Taken in AY20/21 Sem 2 under Prof Ma Siu Lun. All classes were conducted online due to the pandemic.

This module is split into two parts — cryptography and coding theory. Cryptography is about encoding messages in a way where it is difficult for third parties to decipher, while coding theory is about sending messages over noisy channels using as few bits as possible.

The first half of the semester is on cryptography. It starts off by covering various types of ciphers, frequency analysis (for attacking ciphers), substitution-permutation networks, linear cryptanalysis (for attacking substitution-permutation networks), and Feistel ciphers. Public-key cryptography then follows, covering RSA, various factorisation algorithms, ElGamal, various discrete logarithm algorithms, and elliptic curves. Hash functions are also covered. The cryptography section of this module has large breadth but little depth — Prof Ma talks about each topic in a rather descriptive fashion, with little in-depth analysis.

The second half of the semester is on coding theory. It starts off with maximum likelihood decoding, Shannon’s channel coding theorem, and minimum distance decoding. This is followed by linear codes, parity-check matrices, and syndrome decoding. Some bounds on the (space-)efficiency of codes are also covered. Finally, cyclic codes, generator polynomials, and some types of special cyclic codes are covered.

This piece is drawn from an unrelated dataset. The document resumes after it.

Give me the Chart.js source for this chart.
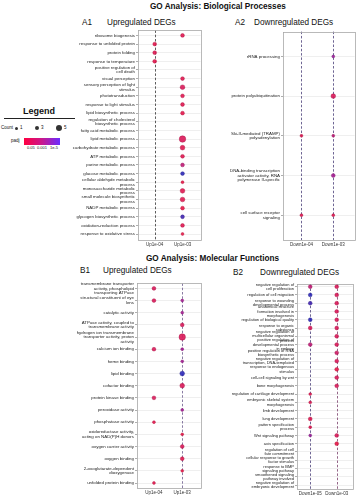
<!DOCTYPE html>
<html><head><meta charset="utf-8">
<script src="https://cdn.jsdelivr.net/npm/chart.js@4.4.1/dist/chart.umd.min.js"></script>
<style>
html,body{margin:0;padding:0;background:#fff;}
body{width:360px;height:500px;position:relative;overflow:hidden;font-family:"Liberation Sans",Arial,sans-serif;color:#111;}
.t{position:absolute;white-space:nowrap;line-height:10px;}
canvas{position:absolute;}
.dot{position:absolute;border-radius:50%;background:#333;}
</style></head><body>
<div class="t" style="left:150px;top:2px;font-size:8.2px;font-weight:bold;">GO Analysis: Biological Processes</div>
<div class="t" style="left:82px;top:18px;font-size:8.2px;">A1</div>
<div class="t" style="left:107px;top:18px;font-size:8.2px;">Upregulated DEGs</div>
<div class="t" style="left:235px;top:18px;font-size:8.2px;">A2</div>
<div class="t" style="left:254px;top:18px;font-size:8.2px;">Downregulated DEGs</div>
<div class="t" style="left:146px;top:254px;font-size:8.2px;font-weight:bold;">GO Analysis: Molecular Functions</div>
<div class="t" style="left:80px;top:266px;font-size:8.2px;">B1</div>
<div class="t" style="left:103px;top:266px;font-size:8.2px;">Upregulated DEGs</div>
<div class="t" style="left:233px;top:268px;font-size:8.2px;">B2</div>
<div class="t" style="left:260px;top:268px;font-size:8.2px;">Downregulated DEGs</div>

<!-- legend -->
<div class="t" style="left:23px;top:106px;font-size:9px;font-weight:bold;">Legend</div>
<div style="position:absolute;left:4px;top:118px;width:71px;border-top:1px solid #222;"></div>
<div class="t" style="left:1px;top:123px;font-size:4.5px;">Count</div>
<div class="dot" style="left:14.5px;top:126.5px;width:3px;height:3px;"></div>
<div class="t" style="left:20px;top:123px;font-size:4.5px;">1</div>
<div class="dot" style="left:34.6px;top:125.6px;width:4.8px;height:4.8px;"></div>
<div class="t" style="left:41px;top:123px;font-size:4.5px;">3</div>
<div class="dot" style="left:55.7px;top:124.7px;width:6.6px;height:6.6px;"></div>
<div class="t" style="left:64px;top:123px;font-size:4.5px;">5</div>
<div class="t" style="left:11px;top:136px;font-size:4.5px;">padj</div>
<div style="position:absolute;left:24px;top:137.5px;width:36px;height:7px;background:linear-gradient(to right,#ff0040,#c8188e,#6a2cff);"></div>
<div class="t" style="left:27px;top:143px;font-size:4px;">0.05</div>
<div class="t" style="left:37px;top:143px;font-size:4px;">0.001</div>
<div class="t" style="left:50px;top:143px;font-size:4px;">1e-5</div>

<canvas id="cA1" width="145" height="226" style="left:60px;top:26px;"></canvas>
<canvas id="cA2" width="154" height="226" style="left:205px;top:26px;"></canvas>
<canvas id="cB1" width="145" height="221" style="left:60px;top:279px;"></canvas>
<canvas id="cB2" width="152" height="221" style="left:205px;top:279px;"></canvas>

<script>
// ---------------- data ----------------
const A1_terms = ["ribosome biogenesis","response to unfolded protein","protein folding","response to temperature",
 "positive regulation of\ncell death","visual perception","sensory perception of light\nstimulus","phototransduction",
 "response to light stimulus","lipid biosynthetic process","regulation of cholesterol\nbiosynthetic process",
 "fatty acid metabolic process","lipid metabolic process","carbohydrate metabolic process","ATP metabolic process",
 "purine metabolic process","glucose metabolic process","cellular aldehyde metabolic\nprocess",
 "monosaccharide metabolic\nprocess","small molecule biosynthetic\nprocess","NADP metabolic process",
 "glycogen biosynthetic process","oxidation-reduction process","response to oxidative stress"];
const A1_cols = ["Up1e-04","Up1e-03"];
const A1_countL = [null,2,2,2,null,null,null,null,null,null,null,null,null,null,null,null,null,null,null,null,null,null,null,null];
const A1_padjL  = [null,0.04,0.03,0.04,null,null,null,null,null,null,null,null,null,null,null,null,null,null,null,null,null,null,null,null];
const A1_countR = [2,null,null,null,null,2,3,2,2,2,null,null,5,3,2,2,2,1,3,3,2,2,2,1];
const A1_padjR  = [0.03,null,null,null,null,0.03,0.02,0.03,0.03,0.04,null,null,0.02,0.03,0.03,0.004,1e-5,0.05,0.03,0.03,0.05,2e-5,0.03,0.05];

const A2_terms = ["rRNA processing","protein polyubiquitination","Ski-II-mediated (TRAMP)\npolyadenylation",
 "DNA-binding transcription\nactivator activity, RNA\npolymerase II-specific","cell surface receptor\nsignaling"];
const A2_cols = ["Down1e-04","Down1e-03"];
const A2_countL = [null,null,1,null,1];
const A2_padjL  = [null,null,0.03,null,0.03];
const A2_countR = [1,3,1,2,1];
const A2_padjR  = [0.0005,0.02,0.004,0.0008,0.03];

const B1_terms = ["transmembrane transporter\nactivity, phospholipid\ntransporting ATPase",
 "structural constituent of eye\nlens","catalytic activity","ATPase activity, coupled to\ntransmembrane activity",
 "hydrogen ion transmembrane\ntransporter activity, proton\nactivity","calcium ion binding","heme binding",
 "lipid binding","cofactor binding","protein kinase binding","peroxidase activity","phosphatase activity",
 "oxidoreductase activity,\nacting on NAD(P)H donors","oxygen carrier activity","oxygen binding",
 "2-oxoglutarate-dependent\ndioxygenase","unfolded protein binding"];
const B1_cols = ["Up1e-04","Up1e-03"];
const B1_countL = [2,2,null,null,null,2,null,null,null,2,null,1,null,null,null,null,1];
const B1_padjL  = [0.02,0.02,null,null,null,0.02,null,null,null,0.02,null,0.04,null,null,null,null,0.04];
const B1_countR = [null,1,1,2,5,1,1,3,3,null,1,null,1,2,2,1,null];
const B1_padjR  = [null,0.0008,0.0008,0.02,0.02,0.0008,0.0008,1e-5,0.02,null,0.0008,null,0.05,0.02,0.03,0.05,null];

const B2_terms = ["negative regulation of\ncell proliferation","regulation of cell migration",
 "response to wounding\ndevelopmental process","anatomical structure\nformation involved in\nmorphogenesis",
 "regulation of biological quality","response to organic\nsubstance",
 "negative regulation of\nmulticellular organismal\nprocess","positive regulation of\ndevelopmental process\nin embryo",
 "positive regulation of RNA\nbiosynthetic process","negative regulation of\ntranscription, DNA-templated",
 "response to endogenous\nstimulus","cell-cell signaling by wnt","bone morphogenesis",
 "regulation of cartilage development","embryonic skeletal system\nmorphogenesis","limb development",
 "lung development","pattern specification\nprocess","Wnt signaling pathway","axis specification",
 "regulation of cell\nfate commitment","cellular response to growth\nfactor stimulus",
 "response to BMP\nsignaling pathway","smoothened signaling\npathway involved","negative regulation of\nembryonic development"];
const B2_cols = ["Down1e-05","Down1e-03"];
const B2_countL = [2,2,2,null,2,2,null,2,null,null,null,null,null,1,1,null,2,1,1,null,null,null,null,null,null];
const B2_padjL  = [0.005,1e-5,2e-5,null,1e-5,0.02,null,0.004,null,null,null,null,null,0.03,0.03,null,0.03,0.03,0.0005,null,null,null,null,null,null];
const B2_countR = [2,2,2,2,2,2,2,2,2,2,2,2,2,null,null,null,null,null,2,2,null,null,null,null,null];
const B2_padjR  = [0.02,0.02,0.02,0.02,0.02,0.02,0.02,0.02,0.01,0.02,0.05,0.02,0.02,null,null,null,null,null,0.02,0.05,null,null,null,null,null];

// ---------------- helpers ----------------
const F = "'Liberation Sans', Arial, sans-serif";
function rad(c){ return 1 + 0.45*c; }
function colorFor(p, dark){
  let t = (Math.log10(0.05) - Math.log10(p)) / (Math.log10(0.05) - Math.log10(1e-5));
  t = Math.max(0, Math.min(1, t));
  const s = [[232,22,72],[165,30,150],[45,40,185]];
  let a, b, u;
  if (t < 0.5){ a=s[0]; b=s[1]; u=t/0.5; } else { a=s[1]; b=s[2]; u=(t-0.5)/0.5; }
  const k = dark ? 0.75 : 1;
  const c = a.map((v,i)=>Math.round((v+(b[i]-v)*u)*k));
  return `rgba(${c[0]},${c[1]},${c[2]},${dark?1:0.9})`;
}
const frame = {
  id:'frame',
  beforeDatasetsDraw(chart, args, opts){
    const {ctx, chartArea:a, scales:{x}} = chart;
    ctx.save();
    ctx.lineWidth = 0.8;
    ctx.setLineDash([2.5,1.8]);
    (opts.dash||[]).forEach((c,i)=>{
      if(!c) return;
      const px = Math.round(x.getPixelForValue(i))+0.5;
      ctx.strokeStyle = c;
      ctx.beginPath(); ctx.moveTo(px,a.top); ctx.lineTo(px,a.bottom); ctx.stroke();
    });
    ctx.setLineDash([]);
    ctx.strokeStyle = '#a8a8a8'; ctx.lineWidth = 0.8;
    ctx.strokeRect(Math.round(a.left)+0.5, Math.round(a.top)+0.5, Math.round(a.right-a.left), Math.round(a.bottom-a.top));
    ctx.restore();
  }
};
function makePanel(id, terms, cols, cL, pL, cR, pR, geo, dash){
  const pts = [];
  terms.forEach((t,i)=>{
    if (cL[i]!=null) pts.push({x:0, y:i, r:rad(cL[i]), p:pL[i]});
    if (cR[i]!=null) pts.push({x:1, y:i, r:rad(cR[i]), p:pR[i]});
  });
  new Chart(document.getElementById(id), {
    type:'bubble',
    data:{datasets:[{data:pts,
      backgroundColor:c=>colorFor(c.raw.p,false),
      borderColor:c=>colorFor(c.raw.p,true),
      borderWidth:0.4}]},
    options:{
      responsive:false, animation:false, events:[],
      layout:{padding:{top:geo.pt, right:geo.pr, left:0, bottom:0}},
      plugins:{legend:{display:false}, tooltip:{enabled:false}, frame:{dash:dash}},
      scales:{
        x:{type:'linear', bounds:'data', min:geo.xmin, max:geo.xmax,
           afterBuildTicks:s=>{ s.ticks = cols.map((_,i)=>({value:i})); },
           afterFit:s=>{ s.height = geo.xh; },
           grid:{display:false, drawTicks:true, tickLength:2},
           border:{display:false},
           ticks:{callback:v=>cols[v], font:{size:4.5, family:F}, color:'#333', padding:0, maxRotation:0, minRotation:0, autoSkip:false}},
        y:{type:'linear', bounds:'data', reverse:true, min:geo.ymin, max:geo.ymax,
           afterBuildTicks:s=>{ s.ticks = terms.map((_,i)=>({value:i})); },
           afterFit:s=>{ s.width = geo.yw; },
           grid:{color:'#e4e4e4', lineWidth:0.6, drawTicks:true, tickLength:2, tickColor:'#777'},
           border:{display:false},
           ticks:{callback:v=>terms[v].split('\n'), font:{size:geo.fs, family:F, lineHeight:1.05}, color:'#222', padding:1, autoSkip:false}}
      }
    },
    plugins:[frame]
  });
}

makePanel('cA1', A1_terms, A1_cols, A1_countL, A1_padjL, A1_countR, A1_padjR,
  {pt:4, pr:3, xh:12, yw:78, xmin:-0.6, xmax:1.65, ymin:-0.58, ymax:23.69, fs:4.4}, ['#333', null]);
makePanel('cA2', A2_terms, A2_cols, A2_countL, A2_padjL, A2_countR, A2_padjR,
  {pt:4, pr:2, xh:12, yw:78, xmin:-0.58, xmax:1.67, ymin:-0.625, ymax:4.625, fs:4.4}, ['#4a3f78', '#4a3f78']);
makePanel('cB1', B1_terms, B1_cols, B1_countL, B1_padjL, B1_countR, B1_padjR,
  {pt:4, pr:3, xh:12, yw:77, xmin:-0.6, xmax:1.65, ymin:-0.41, ymax:16.41, fs:4.4}, [null, '#6b5b8b']);
makePanel('cB2', B2_terms, B2_cols, B2_countL, B2_padjL, B2_countR, B2_padjR,
  {pt:4, pr:2, xh:11, yw:92, xmin:-0.5, xmax:1.6, ymin:-0.3, ymax:24.48, fs:4.0}, ['#4a3f78', '#7a3f6b']);
</script>
</body></html>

There is significant overlap with MA3218 Applied Algebra, and I would recommend taking these two modules in succession if possible.

Graded components:

- Homework Assignment ×2 (20%)
- Midterm (40%)
- Final exam (40%)

The homework assignments, midterms, and final exam contain mainly computation and simple proof questions, though there are a few slightly more difficult proof questions in the final exam. This is probably one of the easier level 4 mathematics modules.

Like most other mathematics modules, there is no group work in this module. Neither are there graded components during lectures or tutorials. Prof Ma goes through the tutorial questions during tutorial sessions — no student participation is required or expected.

Overall, I found coding theory to be more interesting than cryptography, perhaps because the mostly descriptive cryptography topics could get quite dry at times. Prof Ma is helpful and approachable if you ask him to clarify things in the lecture, but the lecture may get somewhat monotonous at times.